The hundreds of millions of dollars of reforms undertaken by the state government completely failed to deliver comfort and the guarantee that if you buy a ticket for a seat that you will have the right to sit in that seat and watch a game. Instead of a space that allowed those who wanted to watch the game standing to do so, we have (or had) a space that obliged everyone to stand. The victims of this situation are those who want to sit and watch a game and those who prefer to or who are obliged to stand, but end up getting hit with insults and objects from their fellow fans. Fans should have the right to a well-organized stadium.
The culture of the geral didn’t die because the space of the stadium was reformed.
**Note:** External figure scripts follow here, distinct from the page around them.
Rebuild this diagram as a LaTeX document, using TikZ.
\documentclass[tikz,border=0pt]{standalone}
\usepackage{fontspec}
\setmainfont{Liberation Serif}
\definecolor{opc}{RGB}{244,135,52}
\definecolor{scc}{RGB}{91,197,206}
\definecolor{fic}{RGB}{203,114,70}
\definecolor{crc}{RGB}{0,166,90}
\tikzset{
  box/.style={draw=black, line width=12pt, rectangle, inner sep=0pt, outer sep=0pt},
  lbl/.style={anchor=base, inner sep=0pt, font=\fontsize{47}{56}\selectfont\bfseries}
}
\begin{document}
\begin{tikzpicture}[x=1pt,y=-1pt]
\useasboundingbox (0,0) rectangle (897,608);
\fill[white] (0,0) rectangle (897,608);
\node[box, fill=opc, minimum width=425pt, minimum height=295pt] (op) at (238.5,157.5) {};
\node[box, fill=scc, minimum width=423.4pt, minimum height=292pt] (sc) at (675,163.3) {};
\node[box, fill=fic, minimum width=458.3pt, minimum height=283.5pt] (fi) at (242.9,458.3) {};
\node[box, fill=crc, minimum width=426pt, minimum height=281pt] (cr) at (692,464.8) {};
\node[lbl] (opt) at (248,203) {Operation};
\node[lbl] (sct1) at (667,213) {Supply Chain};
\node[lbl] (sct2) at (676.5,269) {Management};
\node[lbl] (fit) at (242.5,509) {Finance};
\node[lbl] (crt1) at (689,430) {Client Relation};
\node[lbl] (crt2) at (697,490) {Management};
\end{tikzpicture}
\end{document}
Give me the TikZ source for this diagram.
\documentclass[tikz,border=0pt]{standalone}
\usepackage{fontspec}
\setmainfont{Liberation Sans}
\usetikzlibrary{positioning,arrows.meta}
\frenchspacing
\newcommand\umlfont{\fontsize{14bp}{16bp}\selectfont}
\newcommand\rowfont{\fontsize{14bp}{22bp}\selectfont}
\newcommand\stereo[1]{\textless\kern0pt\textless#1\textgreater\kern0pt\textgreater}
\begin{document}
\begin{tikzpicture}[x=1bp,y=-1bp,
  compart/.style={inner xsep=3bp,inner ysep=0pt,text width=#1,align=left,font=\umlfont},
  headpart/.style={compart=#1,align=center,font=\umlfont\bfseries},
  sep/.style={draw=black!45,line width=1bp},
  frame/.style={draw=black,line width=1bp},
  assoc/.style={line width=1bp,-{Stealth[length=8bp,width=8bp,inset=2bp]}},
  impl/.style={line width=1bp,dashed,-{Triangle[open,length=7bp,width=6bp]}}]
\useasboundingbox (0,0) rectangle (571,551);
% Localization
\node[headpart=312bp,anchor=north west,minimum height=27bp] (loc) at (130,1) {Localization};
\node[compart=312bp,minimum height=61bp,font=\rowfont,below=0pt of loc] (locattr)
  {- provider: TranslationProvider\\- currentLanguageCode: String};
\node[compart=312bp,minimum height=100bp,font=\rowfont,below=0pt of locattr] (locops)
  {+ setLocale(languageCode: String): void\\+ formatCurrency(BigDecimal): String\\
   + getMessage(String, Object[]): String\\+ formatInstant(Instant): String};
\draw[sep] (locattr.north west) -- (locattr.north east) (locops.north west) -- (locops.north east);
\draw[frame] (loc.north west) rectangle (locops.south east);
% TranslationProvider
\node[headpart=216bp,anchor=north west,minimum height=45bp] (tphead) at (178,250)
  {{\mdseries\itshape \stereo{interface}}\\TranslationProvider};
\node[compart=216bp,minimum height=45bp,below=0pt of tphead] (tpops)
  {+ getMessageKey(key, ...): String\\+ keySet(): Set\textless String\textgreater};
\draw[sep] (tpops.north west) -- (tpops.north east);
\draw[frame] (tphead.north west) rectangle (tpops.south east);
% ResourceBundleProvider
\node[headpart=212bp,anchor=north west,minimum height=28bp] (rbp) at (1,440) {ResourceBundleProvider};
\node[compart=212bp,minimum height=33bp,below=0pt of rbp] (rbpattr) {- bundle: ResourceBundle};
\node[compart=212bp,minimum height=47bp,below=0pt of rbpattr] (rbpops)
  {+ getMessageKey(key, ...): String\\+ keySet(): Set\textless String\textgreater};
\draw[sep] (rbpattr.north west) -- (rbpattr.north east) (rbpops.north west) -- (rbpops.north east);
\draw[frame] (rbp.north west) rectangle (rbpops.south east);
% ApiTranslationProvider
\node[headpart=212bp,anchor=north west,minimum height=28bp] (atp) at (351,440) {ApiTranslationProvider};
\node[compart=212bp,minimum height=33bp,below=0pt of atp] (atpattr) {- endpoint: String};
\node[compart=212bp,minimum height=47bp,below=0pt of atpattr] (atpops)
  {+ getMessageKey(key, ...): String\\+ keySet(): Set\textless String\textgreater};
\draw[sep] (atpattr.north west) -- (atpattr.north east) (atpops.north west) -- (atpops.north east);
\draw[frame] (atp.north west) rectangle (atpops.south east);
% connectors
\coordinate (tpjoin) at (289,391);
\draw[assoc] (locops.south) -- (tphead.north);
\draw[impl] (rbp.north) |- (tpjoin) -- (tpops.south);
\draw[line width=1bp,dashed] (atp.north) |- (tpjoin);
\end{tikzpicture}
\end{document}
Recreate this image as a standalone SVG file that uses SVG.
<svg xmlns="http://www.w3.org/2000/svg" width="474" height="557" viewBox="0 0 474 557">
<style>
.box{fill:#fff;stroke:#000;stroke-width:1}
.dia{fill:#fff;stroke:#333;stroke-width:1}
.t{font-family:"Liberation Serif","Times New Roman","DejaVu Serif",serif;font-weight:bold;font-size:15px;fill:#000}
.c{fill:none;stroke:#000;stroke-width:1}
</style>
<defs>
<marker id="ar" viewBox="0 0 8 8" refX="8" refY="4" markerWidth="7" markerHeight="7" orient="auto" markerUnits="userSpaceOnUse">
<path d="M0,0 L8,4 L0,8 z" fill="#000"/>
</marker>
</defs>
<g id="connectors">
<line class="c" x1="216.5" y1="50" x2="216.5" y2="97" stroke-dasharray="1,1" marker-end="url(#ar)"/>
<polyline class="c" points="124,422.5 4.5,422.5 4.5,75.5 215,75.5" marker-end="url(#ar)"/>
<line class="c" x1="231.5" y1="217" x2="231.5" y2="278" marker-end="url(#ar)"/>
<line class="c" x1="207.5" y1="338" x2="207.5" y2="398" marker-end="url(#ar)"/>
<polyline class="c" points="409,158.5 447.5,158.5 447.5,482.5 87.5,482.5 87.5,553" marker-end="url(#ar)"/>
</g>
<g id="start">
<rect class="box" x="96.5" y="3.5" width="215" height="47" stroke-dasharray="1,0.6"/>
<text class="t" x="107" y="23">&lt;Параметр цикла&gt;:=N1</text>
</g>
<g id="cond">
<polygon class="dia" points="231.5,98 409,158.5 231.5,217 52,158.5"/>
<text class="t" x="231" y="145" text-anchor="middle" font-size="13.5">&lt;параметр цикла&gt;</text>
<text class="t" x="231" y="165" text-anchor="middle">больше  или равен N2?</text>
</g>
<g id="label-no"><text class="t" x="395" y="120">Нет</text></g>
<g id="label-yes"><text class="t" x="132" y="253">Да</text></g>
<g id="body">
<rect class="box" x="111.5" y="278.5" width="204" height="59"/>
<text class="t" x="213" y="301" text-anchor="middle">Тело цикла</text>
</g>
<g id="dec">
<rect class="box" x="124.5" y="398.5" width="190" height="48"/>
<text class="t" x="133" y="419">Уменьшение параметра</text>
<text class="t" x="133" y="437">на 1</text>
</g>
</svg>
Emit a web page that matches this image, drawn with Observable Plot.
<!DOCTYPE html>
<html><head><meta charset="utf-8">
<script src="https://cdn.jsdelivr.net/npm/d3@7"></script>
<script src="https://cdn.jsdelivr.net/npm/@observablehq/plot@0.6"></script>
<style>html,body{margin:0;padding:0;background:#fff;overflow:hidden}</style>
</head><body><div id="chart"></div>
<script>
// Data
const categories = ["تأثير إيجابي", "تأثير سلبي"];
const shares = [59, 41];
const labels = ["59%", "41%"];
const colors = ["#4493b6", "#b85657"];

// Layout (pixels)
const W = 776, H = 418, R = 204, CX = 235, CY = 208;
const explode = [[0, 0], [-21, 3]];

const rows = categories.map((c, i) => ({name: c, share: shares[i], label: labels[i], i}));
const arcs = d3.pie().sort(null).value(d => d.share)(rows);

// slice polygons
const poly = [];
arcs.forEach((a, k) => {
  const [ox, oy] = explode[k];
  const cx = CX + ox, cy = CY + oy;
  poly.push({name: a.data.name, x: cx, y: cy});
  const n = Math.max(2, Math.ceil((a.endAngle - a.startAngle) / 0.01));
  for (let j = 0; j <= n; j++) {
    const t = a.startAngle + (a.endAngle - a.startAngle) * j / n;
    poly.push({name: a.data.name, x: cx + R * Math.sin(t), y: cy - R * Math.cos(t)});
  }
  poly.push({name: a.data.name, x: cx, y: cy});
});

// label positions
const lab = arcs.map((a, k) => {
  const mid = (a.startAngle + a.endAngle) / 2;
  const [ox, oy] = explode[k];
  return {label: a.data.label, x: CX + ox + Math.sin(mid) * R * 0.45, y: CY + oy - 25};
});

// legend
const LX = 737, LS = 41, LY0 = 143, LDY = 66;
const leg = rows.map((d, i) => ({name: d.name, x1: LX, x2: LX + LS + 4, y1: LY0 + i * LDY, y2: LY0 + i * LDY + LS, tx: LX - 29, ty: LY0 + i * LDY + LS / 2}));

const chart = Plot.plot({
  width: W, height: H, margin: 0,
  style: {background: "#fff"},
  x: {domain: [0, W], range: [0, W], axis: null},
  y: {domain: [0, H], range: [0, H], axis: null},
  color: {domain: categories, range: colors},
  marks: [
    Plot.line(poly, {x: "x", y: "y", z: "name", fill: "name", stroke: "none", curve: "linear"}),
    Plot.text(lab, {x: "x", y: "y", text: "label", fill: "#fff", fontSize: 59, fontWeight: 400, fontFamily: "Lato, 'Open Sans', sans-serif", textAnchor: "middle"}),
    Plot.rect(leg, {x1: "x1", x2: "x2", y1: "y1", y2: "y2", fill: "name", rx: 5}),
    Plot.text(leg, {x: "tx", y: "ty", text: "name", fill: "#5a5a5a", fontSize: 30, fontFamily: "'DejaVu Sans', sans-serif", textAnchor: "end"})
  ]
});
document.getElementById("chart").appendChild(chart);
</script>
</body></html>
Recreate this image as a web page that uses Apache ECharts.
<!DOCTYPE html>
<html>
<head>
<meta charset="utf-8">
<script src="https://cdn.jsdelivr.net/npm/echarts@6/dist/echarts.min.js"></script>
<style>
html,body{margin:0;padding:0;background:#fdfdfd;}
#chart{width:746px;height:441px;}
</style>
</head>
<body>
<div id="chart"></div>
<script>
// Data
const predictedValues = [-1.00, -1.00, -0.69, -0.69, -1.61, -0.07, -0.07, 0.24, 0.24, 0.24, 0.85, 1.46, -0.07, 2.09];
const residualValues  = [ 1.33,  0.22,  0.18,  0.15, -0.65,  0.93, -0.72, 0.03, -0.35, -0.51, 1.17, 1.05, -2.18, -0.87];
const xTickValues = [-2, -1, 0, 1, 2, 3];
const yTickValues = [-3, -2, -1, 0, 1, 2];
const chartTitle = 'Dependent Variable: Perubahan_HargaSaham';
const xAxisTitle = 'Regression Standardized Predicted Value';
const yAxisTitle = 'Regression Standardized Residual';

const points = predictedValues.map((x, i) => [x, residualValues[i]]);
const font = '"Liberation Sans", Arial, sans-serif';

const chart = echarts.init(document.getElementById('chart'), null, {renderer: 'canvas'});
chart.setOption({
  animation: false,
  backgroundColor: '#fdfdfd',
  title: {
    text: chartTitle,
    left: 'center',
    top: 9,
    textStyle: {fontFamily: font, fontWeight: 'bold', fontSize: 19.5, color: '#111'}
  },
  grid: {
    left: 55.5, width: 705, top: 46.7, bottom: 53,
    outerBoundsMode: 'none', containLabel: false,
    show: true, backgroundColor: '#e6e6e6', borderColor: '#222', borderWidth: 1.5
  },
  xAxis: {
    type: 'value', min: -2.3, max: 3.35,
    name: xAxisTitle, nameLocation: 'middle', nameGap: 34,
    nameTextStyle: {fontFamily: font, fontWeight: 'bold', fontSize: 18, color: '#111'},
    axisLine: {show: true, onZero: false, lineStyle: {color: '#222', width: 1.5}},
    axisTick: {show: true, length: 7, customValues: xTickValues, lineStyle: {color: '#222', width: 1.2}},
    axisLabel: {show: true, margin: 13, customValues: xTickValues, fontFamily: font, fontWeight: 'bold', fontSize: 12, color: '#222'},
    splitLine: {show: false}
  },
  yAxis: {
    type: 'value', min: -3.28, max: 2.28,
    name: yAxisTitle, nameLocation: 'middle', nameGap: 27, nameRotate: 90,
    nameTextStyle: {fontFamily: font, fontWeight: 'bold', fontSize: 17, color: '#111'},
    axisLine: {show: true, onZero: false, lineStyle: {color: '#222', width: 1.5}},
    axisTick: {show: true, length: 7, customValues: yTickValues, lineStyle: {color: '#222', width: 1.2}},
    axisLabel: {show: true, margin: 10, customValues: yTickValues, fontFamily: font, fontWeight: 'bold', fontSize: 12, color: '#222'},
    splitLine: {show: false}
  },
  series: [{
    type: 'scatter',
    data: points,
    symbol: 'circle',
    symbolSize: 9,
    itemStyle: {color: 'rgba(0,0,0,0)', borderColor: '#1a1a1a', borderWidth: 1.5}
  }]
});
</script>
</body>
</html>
Those standing in the front were males between 15 and 35. It’s difficult to get them to move to a seat without swinging a stick. Will this kind of problem be resolved by throwing more money at the stadium? Probably not, but as it is, it's totally disfunctional (despite Oglobo's myopic lamentations).
Regardless of the problems with seating, the Maracanã is not a great place to watch football. Every spectator is far from the action on the field. The sightlines are not great and the condition of the pitch is always in question. The Maracanã is a great place to immerse one’s self in the spectacle, to get caught up in the emotion and transformative power of sport, to participate in rituals that bind distinct communities within the larger matrix of Brazilian society.
Oh yeah, the game. Absolutely brilliant.